There was then a lull as both sides mobilized huge forces along their common border and dug extensive trenches. Both countries spent several hundred million dollars on new military equipment.

==Reaction ==
The Council of Ministers of Ethiopia demanded the immediate withdrawal of the Eritrean army from the occupied territory. The Cabinet of Ministers of Eritrea, in turn, accused the Ethiopians of violating the border. President Isaias Afwerki said that the withdrawal of troops from the occupied territories "seems morally unacceptable and physically impossible".

Rwanda, the United States and Djibouti made attempts to bring the parties to the negotiating table.

The United Nations Security Council adopted Resolution 1177 condemning the use of force and welcomed statements from both sides to end the air strikes.

== Results ==
As a result of the campaign, three fronts were formed: the western one — the Badme section, the area between the Mereb and Setit rivers, the central one — the Cherona—Zalambesa —Alitena district, the eastern one — the Bure district.

The war lasted until 2000. At the end of the conflict, the parties agreed to resolve all their disputes through international arbitration.

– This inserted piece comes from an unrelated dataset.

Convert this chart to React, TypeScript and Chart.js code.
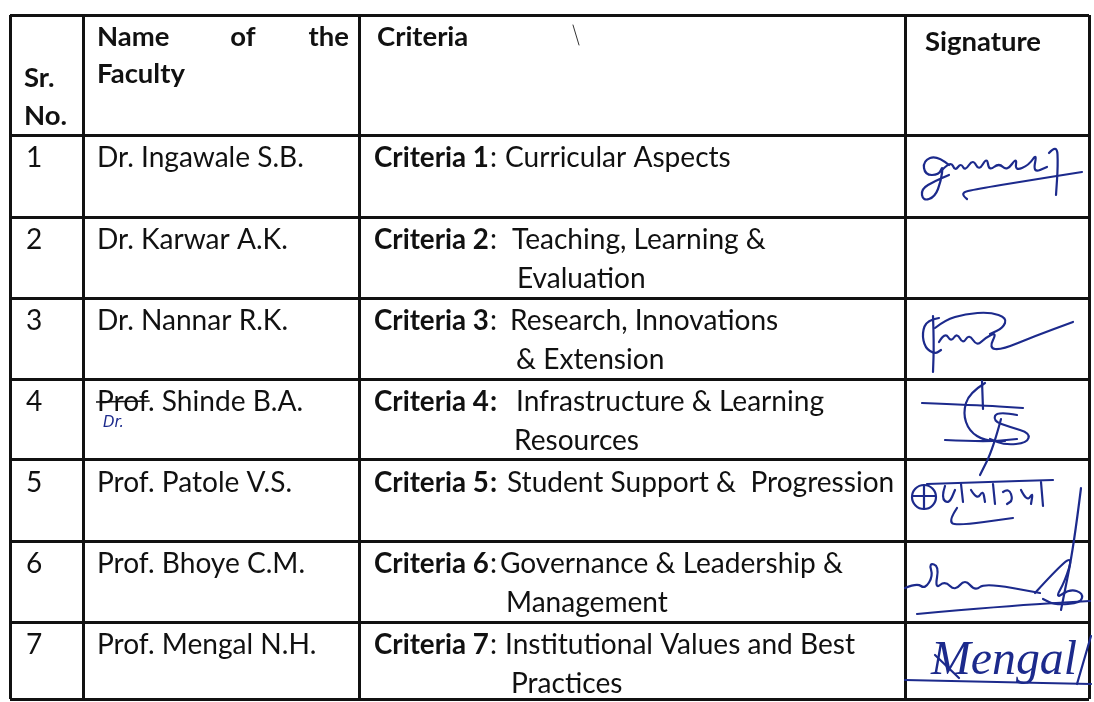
import React, { useEffect, useRef } from "react";
import { Chart, registerables } from "chart.js";

Chart.register(...registerables);

// ---------------- data ----------------
const headerSr = ["Sr.", "No."];
const headerNameWords = ["Name", "of", "the"];
const headerNameLine2 = "Faculty";
const headerCriteria = "Criteria";
const headerSignature = "Signature";

const srNumbers = ["1", "2", "3", "4", "5", "6", "7"];
const facultyNames = [
  "Dr. Ingawale S.B.",
  "Dr. Karwar A.K.",
  "Dr. Nannar R.K.",
  "Prof. Shinde B.A.",
  "Prof. Patole V.S.",
  "Prof. Bhoye C.M.",
  "Prof. Mengal N.H.",
];
const criteriaLabels = [
  "Criteria 1",
  "Criteria 2",
  "Criteria 3",
  "Criteria 4",
  "Criteria 5",
  "Criteria 6",
  "Criteria 7",
];
const criteriaColonBold = [false, false, false, true, true, false, false];
const criteriaLine1 = [
  "Curricular Aspects",
  "Teaching, Learning &",
  "Research, Innovations",
  "Infrastructure & Learning",
  "Student Support &  Progression",
  "Governance & Leadership &",
  "Institutional Values and Best",
];
const criteriaLine2 = ["", "Evaluation", "& Extension", "Resources", "", "Management", "Practices"];
const signedRows = [true, false, true, true, true, true, true];
const correctedTitleRow = 3; // "Prof" struck out, "Dr." written by hand
const correctedTitle = "Dr.";
const signatureText7 = "Mengal";

// ---------------- layout (not data) ----------------
const COL_EDGES = [0, 73, 349, 895, 1079];
const ROW_EDGES = [0, 120, 202, 283, 364, 445, 526, 607, 684];
const DESC_OFFSET = [146, 153, 151, 157, 148, 141, 146];
const CONT_OFFSET = [0, 158, 157, 155, 0, 147, 152];
const INK = "#1c2a8c";
const TEXT = "#111111";
const FAMILY = "Lato, 'Open Sans', sans-serif";

type Pt = [number, number];

// hand-drawn signature strokes, relative to the top-left of each signature cell
const SIG_STROKES: Pt[][][] = [
  [
    [[44, 30], [32, 20], [18, 26], [20, 40], [34, 40], [38, 30], [36, 46], [30, 62], [18, 66], [16, 54], [30, 46], [44, 40]],
    [[38, 34], [46, 26], [50, 36], [56, 28], [60, 36], [68, 24], [74, 36], [82, 22], [84, 36], [94, 28], [102, 36], [112, 22], [110, 36], [124, 30], [132, 18], [128, 38], [142, 32]],
    [[62, 64], [54, 58], [72, 54], [120, 46], [177, 37]],
    [[144, 18], [152, 9], [153, 30], [151, 60]],
  ],
  [],
  [
    [[28, 18], [29, 45], [28, 74]],
    [[34, 20], [22, 22], [17, 35], [20, 50], [30, 56], [36, 52]],
    [[30, 30], [40, 22], [60, 16], [85, 14], [102, 20], [98, 30], [85, 36]],
    [[34, 44], [40, 34], [46, 44], [52, 35], [58, 46], [64, 36], [72, 48], [80, 40], [92, 34], [84, 50], [96, 52], [130, 38], [168, 24]],
  ],
  [
    [[17, 24], [70, 26], [118, 29]],
    [[80, 4], [64, 14], [58, 34], [64, 52], [80, 62], [100, 62]],
    [[112, 36], [92, 32], [88, 42], [105, 48], [125, 54], [122, 64], [100, 66], [85, 60]],
    [[40, 61], [80, 63], [112, 60]],
    [[96, 40], [88, 70], [75, 96]],
    [[77, 2], [78, 30]],
  ],
  [
    [[22, 24], [80, 22], [148, 20]],
    [[40, 26], [36, 38], [44, 44], [50, 30]],
    [[56, 24], [58, 42]],
    [[66, 30], [72, 40], [78, 30], [80, 42]],
    [[88, 24], [90, 44]],
    [[98, 32], [104, 28], [108, 40], [102, 44]],
    [[116, 30], [122, 42], [128, 32], [126, 44]],
    [[136, 22], [138, 46]],
    [[52, 48], [44, 60], [50, 66], [108, 58]],
    [[176, 28], [172, 60], [166, 100], [160, 130], [156, 150]],
  ],
  [
    [[0, 47], [12, 42], [20, 48], [28, 35], [24, 22], [34, 25], [30, 48], [40, 40], [50, 50], [60, 38], [70, 50], [80, 42], [135, 52]],
    [[130, 52], [150, 30], [168, 14], [160, 40], [150, 58], [165, 48], [178, 52], [176, 62], [150, 64], [138, 58]],
    [[12, 73], [100, 65], [185, 60]],
  ],
  [
    [[30, 33], [54, 56]],
    [[0, 58], [90, 60], [186, 62]],
    [[172, 62], [186, 14]],
  ],
];

function smooth(ctx: CanvasRenderingContext2D, pts: Pt[], ox: number, oy: number) {
  if (!pts.length) return;
  ctx.beginPath();
  ctx.moveTo(ox + pts[0][0], oy + pts[0][1]);
  for (let i = 1; i < pts.length - 1; i++) {
    const mx = (pts[i][0] + pts[i + 1][0]) / 2;
    const my = (pts[i][1] + pts[i + 1][1]) / 2;
    ctx.quadraticCurveTo(ox + pts[i][0], oy + pts[i][1], ox + mx, oy + my);
  }
  const l = pts[pts.length - 1];
  ctx.lineTo(ox + l[0], oy + l[1]);
  ctx.stroke();
}

function fitSize(ctx: CanvasRenderingContext2D, text: string, weight: string, target: number, family: string) {
  ctx.font = `${weight} 100px ${family}`;
  const w = ctx.measureText(text).width;
  return (100 * target) / w;
}

const tablePlugin = {
  id: "tableText",
  afterDraw(chart: any) {
    const { ctx } = chart;
    const xs = chart.scales.x;
    const ys = chart.scales.y;
    const X = (v: number) => xs.getPixelForValue(v);
    const Y = (v: number) => ys.getPixelForValue(v);

    const regSize = fitSize(ctx, facultyNames[0], "normal", 207, FAMILY);
    const boldSize = fitSize(ctx, criteriaLabels[0], "bold", 115, FAMILY);
    const headSize = fitSize(ctx, headerSignature, "bold", 116, FAMILY);
    const REG = `normal ${regSize}px ${FAMILY}`;
    const BOLD = `bold ${boldSize}px ${FAMILY}`;
    const HEAD = `bold ${headSize}px ${FAMILY}`;

    ctx.save();
    ctx.fillStyle = TEXT;
    ctx.textBaseline = "alphabetic";
    ctx.textAlign = "left";

    // header
    const top = Y(ROW_EDGES[0]);
    ctx.font = HEAD;
    ctx.fillText(headerSr[0], X(COL_EDGES[0]) + 14, top + 72);
    ctx.fillText(headerSr[1], X(COL_EDGES[0]) + 14, top + 110);
    ctx.fillText(headerNameWords[0], X(COL_EDGES[1]) + 14, top + 31);
    ctx.textAlign = "center";
    ctx.fillText(headerNameWords[1], X(COL_EDGES[1]) + 160, top + 31);
    ctx.textAlign = "right";
    ctx.fillText(headerNameWords[2], X(COL_EDGES[2]) - 10, top + 31);
    ctx.textAlign = "left";
    ctx.fillText(headerNameLine2, X(COL_EDGES[1]) + 14, top + 68);
    ctx.fillText(headerCriteria, X(COL_EDGES[2]) + 18, top + 31);
    ctx.fillText(headerSignature, X(COL_EDGES[3]) + 20, top + 36);

    // body rows
    srNumbers.forEach((sr, i) => {
      const rt = Y(ROW_EDGES[i + 1]);
      const b1 = rt + 32;
      const b2 = rt + 71;
      ctx.fillStyle = TEXT;
      ctx.font = REG;
      ctx.fillText(sr, X(COL_EDGES[0]) + 16, b1);
      const nx = X(COL_EDGES[1]) + 14;
      ctx.fillText(facultyNames[i], nx, b1);
      if (i === correctedTitleRow) {
        const w = ctx.measureText(facultyNames[i].split(".")[0]).width;
        ctx.strokeStyle = TEXT;
        ctx.lineWidth = 1.6;
        ctx.beginPath();
        ctx.moveTo(nx - 1, b1 - 9);
        ctx.lineTo(nx + w + 1, b1 - 10);
        ctx.stroke();
        ctx.fillStyle = INK;
        ctx.font = `italic 15px 'DejaVu Sans', sans-serif`;
        ctx.fillText(correctedTitle, nx + 6, b1 + 16);
        ctx.fillStyle = TEXT;
      }
      // criteria
      const cx = X(COL_EDGES[2]) + 15;
      ctx.font = BOLD;
      ctx.fillText(criteriaLabels[i], cx, b1);
      const lw = ctx.measureText(criteriaLabels[i]).width;
      ctx.font = criteriaColonBold[i] ? BOLD : REG;
      ctx.fillText(":", cx + lw + 1, b1);
      ctx.font = REG;
      ctx.fillText(criteriaLine1[i], X(COL_EDGES[2]) + DESC_OFFSET[i], b1);
      if (criteriaLine2[i]) ctx.fillText(criteriaLine2[i], X(COL_EDGES[2]) + CONT_OFFSET[i], b2);
    });

    // signatures
    ctx.strokeStyle = INK;
    ctx.lineCap = "round";
    ctx.lineJoin = "round";
    ctx.lineWidth = 2.2;
    srNumbers.forEach((_, i) => {
      if (!signedRows[i]) return;
      const ox = X(COL_EDGES[3]);
      const oy = Y(ROW_EDGES[i + 1]);
      SIG_STROKES[i].forEach((s) => smooth(ctx, s, ox, oy));
      if (i === 4) {
        ctx.beginPath();
        ctx.arc(ox + 19, oy + 37, 12, 0, Math.PI * 2);
        ctx.stroke();
        smooth(ctx, [[8, 36], [30, 36]], ox, oy);
        smooth(ctx, [[19, 25], [19, 49]], ox, oy);
      }
      if (i === 6) {
        ctx.fillStyle = INK;
        const fam = "'Liberation Serif', serif";
        const s = fitSize(ctx, signatureText7, "italic", 146, fam);
        ctx.font = `italic ${s}px ${fam}`;
        ctx.fillText(signatureText7, ox + 26, oy + 52);
      }
    });

    // small pencil tick near the criteria header
    ctx.strokeStyle = "#333";
    ctx.lineWidth = 1;
    ctx.beginPath();
    ctx.moveTo(X(COL_EDGES[2]) + 214, top + 10);
    ctx.lineTo(X(COL_EDGES[2]) + 220, top + 30);
    ctx.stroke();
    ctx.restore();
  },
};

export default function App() {
  const ref = useRef<HTMLCanvasElement | null>(null);
  useEffect(() => {
    document.body.style.margin = "0";
    const canvas = ref.current;
    if (!canvas) return;
    const chart = new Chart(canvas, {
      type: "scatter",
      data: { datasets: [{ data: [], showLine: false, pointRadius: 0 }] },
      options: {
        animation: false,
        responsive: false,
        maintainAspectRatio: false,
        layout: { padding: { left: 10, top: 15, right: 5, bottom: 3 } },
        plugins: { legend: { display: false }, tooltip: { enabled: false } },
        scales: {
          x: {
            type: "linear",
            min: COL_EDGES[0],
            max: COL_EDGES[COL_EDGES.length - 1],
            ticks: { display: false },
            grid: { color: TEXT, lineWidth: 3, drawTicks: false },
            border: { display: false },
            afterBuildTicks: (s: any) => {
              s.ticks = COL_EDGES.map((v) => ({ value: v }));
            },
          },
          y: {
            type: "linear",
            reverse: true,
            min: ROW_EDGES[0],
            max: ROW_EDGES[ROW_EDGES.length - 1],
            ticks: { display: false },
            grid: { color: TEXT, lineWidth: 3, drawTicks: false },
            border: { display: false },
            afterBuildTicks: (s: any) => {
              s.ticks = ROW_EDGES.map((v) => ({ value: v }));
            },
          },
        },
      },
      plugins: [tablePlugin],
    });
    return () => chart.destroy();
  }, []);
  return (
    <div style={{ width: 1094, height: 702, background: "#fff" }}>
      <canvas ref={ref} width={1094} height={702} style={{ display: "block" }} />
    </div>
  );
}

== Evaluation of arbitration ==
In 2005, the Claims Commission – that was set up as part of the peace agreement – said that settling such disputes by use of force could not be considered self-defence. Since there was no armed attack against Eritrea, its attack on Ethiopia could not be justified as lawful self-defence under the United Nations charter .Eritrea is now liable to compensate Ethiopia for damages caused, it said. Tensions over the border have risen in recent months with both countries sending more troops there.